One of the most compelling potential applications for Zeoform is additive manufacturing. 3-D printing is rapidly becoming a pervasive, accessible, and cost-effective method of producing finished products as well as working prototypes. Plastic is the most common 3-d printing material, and although digitally fabricated plastic contributes less waste than con­ven­tional manufacturing, it still bears high embodied energy and water characteristics. Given Zeoform’s versatility and environmental benefits, it represents an ideal feedstock for additive manufacturing. In the future, “the ideal feedstock for a fabricator would be some renewable, recyclable, pollution-free goop whose material qualities—tensile strength, color, insulation, resistance to heat — are all specifiable on command,” argues author Bruce Sterling in Shaping Things, a far-reaching speculation on the future of products. “Materials like that don’t yet exist.”

Ah, but now they do.

Another future application could be the multilayered envelope. In nearly every case, the contemporary building façade consists of multiple materials and assemblies, each of which is installed by a different trade. It is commonly known that a building envelope performs only as well as its weakest material, and a single connection failure can lead to catastrophic problems.

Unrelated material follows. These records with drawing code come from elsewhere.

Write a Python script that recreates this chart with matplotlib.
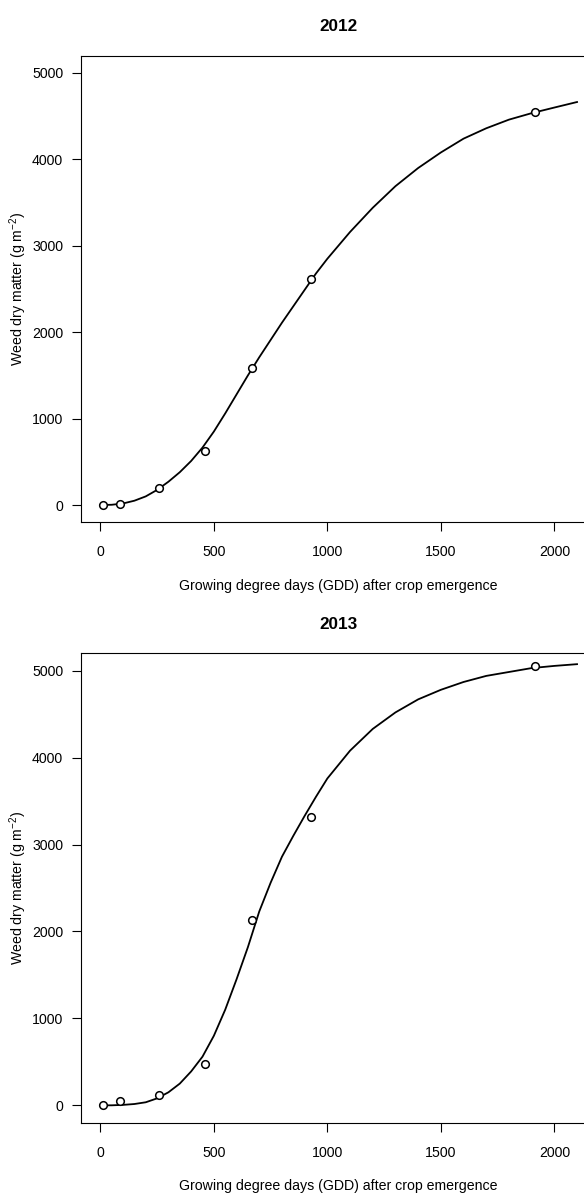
import numpy as np
import matplotlib.pyplot as plt

plt.rcParams['font.family'] = ['Liberation Sans', 'DejaVu Sans']
plt.rcParams['mathtext.fontset'] = 'custom'
plt.rcParams['mathtext.rm'] = 'Liberation Sans'
plt.rcParams['mathtext.it'] = 'Liberation Sans:italic'

# observed data
gdd_obs = [13, 88, 259, 461, 670, 930, 1915]
dm_2012 = [0, 8, 200, 625, 1590, 2620, 4548]
dm_2013 = [0, 50, 124, 480, 2130, 3320, 5058]

# fitted curves
gdd_fit = [0, 50, 100, 150, 200, 250, 300, 350, 400, 450, 500, 550, 600, 650,
           700, 750, 800, 850, 900, 950, 1000, 1100, 1200, 1300, 1400, 1500,
           1600, 1700, 1800, 1900, 2000, 2100]
fit_2012 = [0, 3, 18, 50, 100, 175, 270, 380, 510, 665, 850, 1060, 1280, 1500,
            1710, 1910, 2110, 2300, 2490, 2680, 2850, 3160, 3440, 3690, 3900, 4080,
            4240, 4360, 4460, 4535, 4600, 4664]
fit_2013 = [0, 0, 5, 15, 35, 80, 150, 250, 390, 560, 800, 1100, 1450, 1820,
            2230, 2560, 2860, 3100, 3330, 3550, 3760, 4080, 4330, 4520, 4670, 4780,
            4870, 4940, 4985, 5030, 5055, 5075]

panels = [("2012", dm_2012, fit_2012), ("2013", dm_2013, fit_2013)]
xticks = [0, 500, 1000, 1500, 2000]
yticks = [0, 1000, 2000, 3000, 4000, 5000]

W, H = 584, 1196
fig = plt.figure(figsize=(W / 100, H / 100), dpi=100)

# axes boxes in pixels: (left, top, right, bottom)
boxes = [(81.3, 55.7, 596.1, 522.3), (81.3, 653.3, 596.1, 1122.7)]

for (title, obs, fit), (l, t, r, b) in zip(panels, boxes):
    ax = fig.add_axes([l / W, 1 - b / H, (r - l) / W, (b - t) / H])
    ax.plot(gdd_fit, fit, color="black", lw=1.3)
    ax.plot(gdd_obs, obs, "o", mfc="white", mec="black", ms=5.5, mew=1.1)
    ax.set_xlim(-84, 2184)
    ax.set_ylim(-200, 5200)
    ax.set_xticks(xticks)
    ax.set_yticks(yticks)
    ax.tick_params(axis="both", direction="out", length=6.5, width=0.8,
                   labelsize=10.2, color="black")
    ax.tick_params(axis="x", pad=10)
    ax.tick_params(axis="y", pad=6.5)
    for s in ax.spines.values():
        s.set_linewidth(0.8)
    ax.set_title(title, fontsize=12.3, fontweight="bold", pad=17.5)
    ax.set_xlabel("Growing degree days (GDD) after crop emergence",
                  fontsize=10.2, labelpad=14)
    fig.text(18 / W, 1 - (t + b) / 2 / H, "Weed dry matter (g m$^{-2}$)",
             rotation=90, ha="center", va="center", fontsize=10.2)

fig.savefig("out.png", dpi=100)
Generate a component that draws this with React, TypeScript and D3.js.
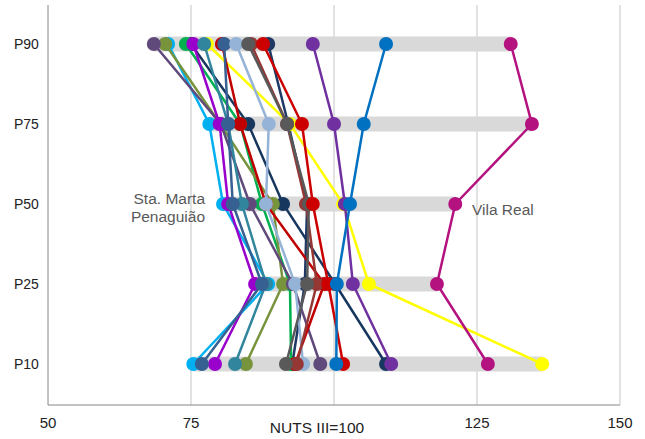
import React from "react";
import * as d3 from "d3";

const categories = ["P90", "P75", "P50", "P25", "P10"];
const xTicks = [50, 75, 100, 125, 150];
const xTickLabels = ["50", "75", "NUTS III=100", "125", "150"];

// values per series in order P90, P75, P50, P25, P10
const navyA = [88.5, 92.0, 95.3, 94.9, 92.7];
const navyB = [75.0, 85.0, 91.1, 100.2, 109.1];
const cyan = [71.0, 78.2, 80.6, 88.5, 75.4];
const greenS = [74.1, 83.6, 87.4, 92.3, 92.5];
const olive = [70.5, 80.1, 89.3, 91.1, 84.6];
const darkPurpleGrey = [68.5, 80.2, 85.3, 92.8, 97.6];
const brightPurple = [75.4, 80.0, 81.5, 86.2, 79.2];
const yellowS = [77.8, 92.3, 101.6, 106.1, 136.4];
const teal = [77.3, 81.5, 83.9, 88.1, 82.7];
const redA = [80.4, 83.6, 88.1, 98.3, 93.2];
const steelBlue = [80.8, 81.5, 82.3, 87.4, 76.9];
const lightSteelBlue = [82.9, 88.6, 88.1, 93.2, 94.6];
const brownRed = [85.5, 91.8, 95.1, 97.0, 93.5];
const darkGrey = [85.0, 91.8, 95.6, 95.3, 91.6];
const redB = [87.6, 94.4, 96.3, 99.0, 101.6];
const purpleS = [96.3, 100.0, 101.9, 103.3, 110.0];
const blueS = [109.1, 105.2, 102.8, 100.5, 100.4];
const vilaReal = [130.9, 134.6, 121.2, 118.0, 126.9];

const seriesList = [
  { values: navyA, color: "#1f3864" },
  { values: navyB, color: "#17375e" },
  { values: cyan, color: "#00b0f0" },
  { values: greenS, color: "#00b050" },
  { values: olive, color: "#77933c" },
  { values: darkPurpleGrey, color: "#604a7b" },
  { values: brightPurple, color: "#9900cc" },
  { values: yellowS, color: "#ffff00" },
  { values: teal, color: "#31859c" },
  { values: redA, color: "#c00000" },
  { values: steelBlue, color: "#376092" },
  { values: lightSteelBlue, color: "#95b3d7" },
  { values: brownRed, color: "#953735" },
  { values: darkGrey, color: "#595959" },
  { values: redB, color: "#cc0000" },
  { values: purpleS, color: "#7030a0" },
  { values: blueS, color: "#0070c0" },
  { values: vilaReal, color: "#b3127f" },
];

const W = 645;
const H = 439;

export default function App() {
  const x = d3.scaleLinear().domain([50, 150]).range([48, 620]);
  const y = d3.scalePoint<string>().domain(categories).range([44, 364]);
  const top = 5;
  const bottom = 405;

  const line = d3
    .line<number>()
    .x((d) => x(d))
    .y((_, i) => y(categories[i]) as number);

  const ranges = categories.map((c, i) => {
    const vals = seriesList.map((s) => s.values[i]);
    return { c, min: d3.min(vals) as number, max: d3.max(vals) as number };
  });

  const font = "'Liberation Sans', Arial, sans-serif";

  return (
    <svg
      width={W}
      height={H}
      style={{ position: "absolute", left: 0, top: 0, background: "#fff" }}
      fontFamily={font}
    >
      {/* gridlines */}
      {xTicks.slice(1).map((t) => (
        <line key={t} x1={x(t)} x2={x(t)} y1={top} y2={bottom} stroke="#d9d9d9" strokeWidth={1.5} />
      ))}
      {/* axes */}
      <line x1={x(50)} x2={x(50)} y1={top} y2={bottom} stroke="#868686" strokeWidth={1} />
      <line x1={x(50)} x2={x(150)} y1={bottom} y2={bottom} stroke="#868686" strokeWidth={1} />

      {/* range bars */}
      {ranges.map((r) => (
        <rect
          key={r.c}
          x={x(r.min)}
          width={x(r.max) - x(r.min)}
          y={(y(r.c) as number) - 7.5}
          height={15}
          fill="#d9d9d9"
        />
      ))}

      {/* series */}
      {seriesList.map((s, si) => (
        <g key={si}>
          <path d={line(s.values) || ""} fill="none" stroke={s.color} strokeWidth={2.5} />
          {s.values.map((v, i) => (
            <circle key={i} cx={x(v)} cy={y(categories[i]) as number} r={7} fill={s.color} />
          ))}
        </g>
      ))}

      {/* category labels */}
      {categories.map((c) => (
        <text key={c} x={14} y={(y(c) as number) + 5} fontSize={14} fill="#222">
          {c}
        </text>
      ))}

      {/* x tick labels */}
      {xTicks.map((t, i) => (
        <text
          key={t}
          x={t === 100 ? x(t) - 17 : x(t)}
          y={t === 100 ? 433 : 428}
          fontSize={t === 100 ? 15.5 : 15}
          fill="#222"
          textAnchor="middle"
        >
          {xTickLabels[i]}
        </text>
      ))}

      {/* data labels */}
      <text x={205} y={205} fontSize={15.5} fill="#595959" textAnchor="end">
        <tspan x={205} dy={-1}>Sta. Marta</tspan>
        <tspan x={205} dy={18}>Penaguião</tspan>
      </text>
      <text x={472} y={215} fontSize={15.5} fill="#595959">
        Vila Real
      </text>
    </svg>
  );
}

However, an envelope assembly could be fabricated entirely out of Zeoform—a multifunctional sandwich with an insulation-grade material in the middle, dense and envi-ronmentally resistant material on the outside, and various channels and piping provided as needed for integral building services. (Even windows could be produced this way, as Zeoform can be translucent when formed very thin.) Interlocking composite panels with such a configuration could be produced via 3-d printing using a single feedstock with tunable additive materials and printing densities. The result would be a prefabricated façade system that could be quickly constructed onsite and would exhibit strength, water resistance, fire safety, and longevity—all out of a single material. (“Zeoform can be applied externally, as can timber — both require protection from the elements by way of roof eaves and/or water- and ultraviolet-resilient coatings,” claims Wheeler.)

Will Zeoform become the preferred building material of the 21st century? Despite its seemingly improbable combination of positive attributes, Zeo has only begun to license its methods and scale its manufacturing process to meet the demands of commercial markets. The economic viability of Zeo’s business plan is still to be determined; however, the material has extraordinary potential—not to mention possibilities for revitalizing struggling industries. “There is opportunity to create jobs and reinvigorate towns once dependent on papermaking,” says Wheeler. “There are also possibilities to explore utilizing ‘blue economy’ principles in which all parts of a crop—for example, industrial hemp—are utilized, and the waste streams cascade into systems for new value-added raw materials, ensuring nothing is wasted.”

Perhaps decades from now, petroleum-based plastic will be in decline—replaced by a significantly more environmentally responsible, versatile substitute made entirely from cellulose and water. Zeoform products, furnishings, and even building façades may become commonplace, substantially reducing society’s environmental footprint. Inevitably, as the new material is discarded and winds up in unanticipated contexts (such as the ocean), it will disintegrate into its original, natural components—nutrients for future ecological processes.